Life for me, is about good wholesome and nutritious food. Looking after yourself and being kind to others.
From as early as I can remember, I would eagerly await our weekly visits to the Natural Food Store (our local was Kunara) just to get some dark chocolate covered almonds or some carob. Stare at all the nuts and grains, and google my eyes at all the beautiful luscious organic fruit & vegetables.
As I grew up my love for food was pushed to the side by chasing boys around the world, partying and exploring crazy unknown places. Deep down I felt I’d lost a part of myself, without ever having really found it in the first place. I didn’t know who I was or what I was going do with my life. I had never actually stayed in one place for more than 6 months, how could I even know who I was or what made me happy if everything around me, changed so frequently. I found myself morphing into whatever I felt suited my surroundings at the time. I aimlessly traveled solo, for a large amount of my 20’s.

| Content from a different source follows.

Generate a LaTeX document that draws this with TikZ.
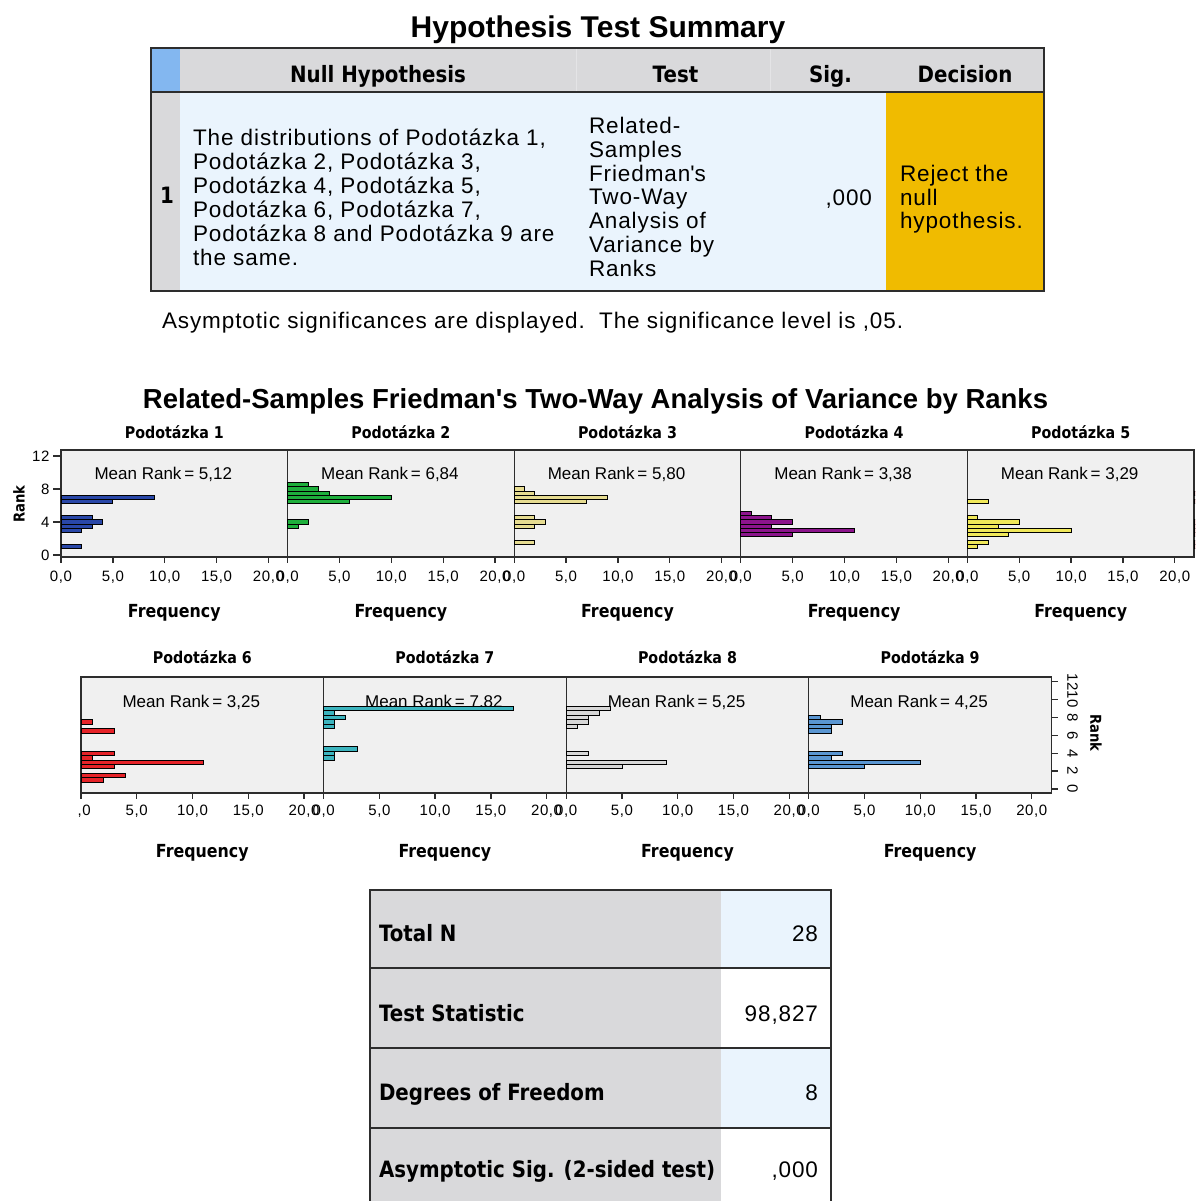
\documentclass[tikz,border=0pt]{standalone}
\usepackage{fontspec}
\setmainfont{Liberation Sans}
\newfontfamily\spaced[LetterSpace=4]{Liberation Sans}
\newfontfamily\heavy[FakeStretch=0.88]{DejaVu Sans}
\newcommand{\sz}[1]{\fontsize{#1}{#1}\selectfont}

\definecolor{hdr}{RGB}{217,217,219}
\definecolor{cornerblue}{RGB}{131,183,240}
\definecolor{bodyblue}{RGB}{234,244,253}
\definecolor{decision}{RGB}{240,187,0}
\definecolor{framec}{RGB}{45,45,45}
\definecolor{plotbg}{RGB}{240,240,240}
\definecolor{cblue}{RGB}{41,71,168}
\definecolor{cgreen}{RGB}{30,175,60}
\definecolor{ckhaki}{RGB}{230,220,145}
\definecolor{cpurple}{RGB}{140,20,140}
\definecolor{cyellow}{RGB}{240,232,90}
\definecolor{cred}{RGB}{230,35,40}
\definecolor{cteal}{RGB}{60,180,190}
\definecolor{cgray}{RGB}{215,215,215}
\definecolor{csteel}{RGB}{90,150,210}

% upper row of rank histograms: #1 index, #2 title, #3 mean rank, #4 colour, #5 rank/frequency list
\newcommand{\panelA}[5]{%
  \pgfmathsetmacro{\pxo}{61+226.6*#1}
  \path[plotbox] (\pxo,450) rectangle ({\pxo+226.6},557);
  \node[paneltitle, anchor=base] (tA#1) at ({\pxo+113.3},438) {#2};
  \node[meanlbl, anchor=base] (mA#1) at ({\pxo+102.3},479) {Mean Rank\,= #3};
  \node[axtitle, anchor=base] (fA#1) at ({\pxo+113.3},617) {Frequency};
  \foreach \f in {0,5,...,20} {
    \draw[axisline] ({\pxo+10.37*\f},557) -- ++(0,6);
    \node[ticklbl, anchor=base] (xA#1-\f) at ({\pxo+10.37*\f},581.7) {\f,0};
  }
  \foreach \r/\q in {#5}
    \path[hbar, fill=#4] (\pxo,{555-8.25*\r-2.06}) rectangle ++({10.37*\q},4.12);
}
% lower row of rank histograms
\newcommand{\panelB}[5]{%
  \pgfmathsetmacro{\pxo}{81+242.6*#1}
  \path[plotbox] (\pxo,677) rectangle ({\pxo+242.6},793);
  \node[paneltitle, anchor=base] (tB#1) at ({\pxo+121.3},663) {#2};
  \node[meanlbl, anchor=base] (mB#1) at ({\pxo+110.3},707) {Mean Rank\,= #3};
  \node[axtitle, anchor=base] (fB#1) at ({\pxo+121.3},857) {Frequency};
  \foreach \f in {0,5,...,20} {
    \draw[axisline] ({\pxo+11.15*\f},793) -- ++(0,6);
  }
  \foreach \f in {5,10,...,20} {
    \node[ticklbl, anchor=base] (xB#1-\f) at ({\pxo+11.15*\f},815) {\f,0};
  }
  \ifnum#1=0
    \node[ticklbl, anchor=base west] (xB#1-0) at ({\pxo-3.5},815) {,0};
  \else
    \node[ticklbl, anchor=base] (xB#1-0) at (\pxo,815) {0,0};
  \fi
  \foreach \r/\q in {#5}
    \path[hbar, fill=#4] (\pxo,{789-8.94*\r-2.235}) rectangle ++({11.15*\q},4.47);
}

\begin{document}
\begin{tikzpicture}[x=1pt,y=-1pt,
  txt/.style={inner sep=0pt, outer sep=0pt},
  tabtxt/.style={txt, font=\spaced\sz{22.5}},
  tabhd/.style={txt, font=\heavy\bfseries\sz{22.5}},
  paneltitle/.style={txt, font=\heavy\bfseries\sz{16.2}},
  axtitle/.style={txt, font=\heavy\bfseries\sz{18}},
  ranktitle/.style={txt, font=\heavy\bfseries\sz{15}},
  meanlbl/.style={txt, font=\sz{17}},
  ticklbl/.style={txt, font=\spaced\sz{15}},
  plotbox/.style={fill=plotbg, draw=framec, line width=1.3pt},
  axisline/.style={draw=framec, line width=1.3pt},
  hbar/.style={draw=black, line width=0.9pt},
  tabline/.style={draw=framec, line width=1.8pt},
]
\useasboundingbox (0,0) rectangle (1195,1201);

% ---------- Hypothesis test summary ----------
\node[txt, anchor=base, font=\bfseries\sz{30}] (title1) at (598,38) {Hypothesis Test Summary};

\fill[hdr] (151,48) rectangle (1044,92);
\fill[cornerblue] (151,48) rectangle (180,92);
\fill[hdr] (151,92) rectangle (180,291);
\fill[bodyblue] (180,92) rectangle (886,291);
\fill[decision] (886,92) rectangle (1044,291);
\draw[line width=0.8pt, white!30!hdr] (576,49) -- (576,91);
\draw[line width=0.8pt, white!30!hdr] (770,49) -- (770,91);
\draw[line width=2.6pt, framec] (151,92) -- (1044,92);
\draw[tabline] (151,48) rectangle (1044,291);

\node[tabhd, anchor=base] (hnull) at (378,83) {Null Hypothesis};
\node[tabhd, anchor=base] (htest) at (675.5,83) {Test};
\node[tabhd, anchor=base] (hsig) at (830.5,83) {Sig.};
\node[tabhd, anchor=base] (hdec) at (965,83) {Decision};
\node[tabhd, anchor=base] (rowone) at (167,204) {1};

\foreach \t [count=\i] in {{The distributions of Podotázka 1,},{Podotázka 2, Podotázka 3,},{Podotázka 4, Podotázka 5,},{Podotázka 6, Podotázka 7,},{Podotázka 8 and Podotázka 9 are},{the same.}}
  \node[tabtxt, anchor=base west] (nh\i) at (193,{145.5+23.9*(\i-1)}) {\t};

\foreach \t [count=\i] in {{Related-},{Samples},{Friedman\textquotesingle s},{Two-Way},{Analysis of},{Variance by},{Ranks}}
  \node[tabtxt, anchor=base west] (ts\i) at (589,{133.5+23.8*(\i-1)}) {\t};

\node[tabtxt, anchor=base east] (sigval) at (872,205) {,000};

\foreach \t [count=\i] in {{Reject the},{null},{hypothesis.}}
  \node[tabtxt, anchor=base west] (dc\i) at (900,{181.7+23.5*(\i-1)}) {\t};

\node[tabtxt, anchor=base west] (note) at (162,328) {Asymptotic significances are displayed.\ \ The significance level is ,05.};

% ---------- Friedman rank histograms ----------
\node[txt, anchor=base, font=\bfseries\sz{27.5}] (title2) at (595.5,408) {Related-Samples Friedman\textquotesingle s Two-Way Analysis of Variance by Ranks};

\panelA{0}{Podotázka 1}{5,12}{cblue}{7/9,6.5/5,4.5/3,4/4,3.5/3,3/2,1/2}
\panelA{1}{Podotázka 2}{6,84}{cgreen}{8.5/2,8/3,7.5/4,7/10,6.5/6,4/2,3.5/1}
\panelA{2}{Podotázka 3}{5,80}{ckhaki}{8/1,7.5/2,7/9,6.5/7,4.5/2,4/3,3.5/2,1.5/2}
\panelA{3}{Podotázka 4}{3,38}{cpurple}{5/1,4.5/3,4/5,3.5/3,3/11,2.5/5}
\panelA{4}{Podotázka 5}{3,29}{cyellow}{6.5/2,4.5/1,4/5,3.5/3,3/10,2.5/4,1.5/2,1/1}

% next panel just entering at the right edge
\begin{scope}
  \clip (0,0) rectangle (1195,1201);
  \foreach \r/\q in {7.5/1,6.5/3,4/3,3.5/1,3/11,2.5/3,1.5/4,1/2}
    \path[hbar, fill=cred] (1194,{555-8.25*\r-2.06}) rectangle ++({10.37*\q},4.12);
\end{scope}

\foreach \r in {0,4,8,12} {
  \draw[axisline] (53,{555-8.25*\r}) -- (61,{555-8.25*\r});
  \node[ticklbl, anchor=east] (yA\r) at (49.5,{555-8.25*\r}) {\r};
}
\node[ranktitle, rotate=90] (rankA) at (19,504) {Rank};

\panelB{0}{Podotázka 6}{3,25}{cred}{7.5/1,6.5/3,4/3,3.5/1,3/11,2.5/3,1.5/4,1/2}
\panelB{1}{Podotázka 7}{7,82}{cteal}{9/17,8.5/1,8/2,7.5/1,7/1,4.5/3,4/1,3.5/1}
\panelB{2}{Podotázka 8}{5,25}{cgray}{9/4,8.5/3,8/2,7.5/2,7/1,4/2,3/9,2.5/5}
\panelB{3}{Podotázka 9}{4,25}{csteel}{8/1,7.5/3,7/2,6.5/2,4/3,3.5/2,3/10,2.5/5}

\foreach \r in {0,2,...,12} {
  \draw[axisline] (1051.4,{789-8.94*\r}) -- (1058,{789-8.94*\r});
  \node[ticklbl, rotate=-90] (yB\r) at (1072.5,{789-8.94*\r}) {\r};
}
\node[ranktitle, rotate=-90] (rankB) at (1096,733) {Rank};

% ---------- Test statistics table ----------
\fill[hdr] (370,890) rectangle (720.7,1201);
\fill[bodyblue] (720.7,890) rectangle (831,968);
\fill[white] (720.7,968) rectangle (831,1048);
\fill[bodyblue] (720.7,1048) rectangle (831,1128);
\fill[white] (720.7,1128) rectangle (831,1201);
\draw[tabline] (370,1201) -- (370,890) -- (831,890) -- (831,1201);
\foreach \yy in {968,1048,1128}
  \draw[tabline] (370,\yy) -- (831,\yy);

\foreach \lab/\val/\yy [count=\i] in {Total N/28/941.7, Test Statistic/{98,827}/1021.7, Degrees of Freedom/8/1100, Asymptotic Sig. (2-sided test)/{,000}/1177.7} {
  \node[tabhd, anchor=base west] (sl\i) at (379,\yy) {\lab};
  \node[tabtxt, anchor=base east] (sv\i) at (818,\yy) {\val};
}
\end{tikzpicture}
\end{document}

Early in the Summer of 2014 I received news from home that my Dad had been diagnosed with Prostate Cancer. I returned home shortly after.
Everything I knew of myself began to change and evolve. I started learning about health and all the ways cancer grows and how to stop/prevent it naturally. The real Paula was starting to show her colours and follow her path in this life. I couldn’t stop! The information was endless and so juicy! I loved it. My sister was a huge help in building the foundation around food, Superfoods and Chocolate. She has her own Gluten Free Cakes business called Chocolate Provisions. The inspiration started there and ended with me in Powell River, starting my own business Just Soul Food making, Raw – Vegan – Gluten Free – Sugar Free – Organic Treats and Chocolate! And sharing them with the world, so that more of us can make the change to a happier healthier life.
Looking back on it now, this was always what I was meant to do. This is what I was put here for. It all happened the way it should and everything happens for a reason.
I am forever grateful I found My passion and that it was in me all along. I found that thing that doesn’t feel like work, but more like a project I can’t wait to show the class. It kicks that creative flare in me alive and has time flying by with a smile. The end result is a masterpiece full of Love. I call it Just Soul Food.
p.s Dad is still alive and kicking….healthier than ever.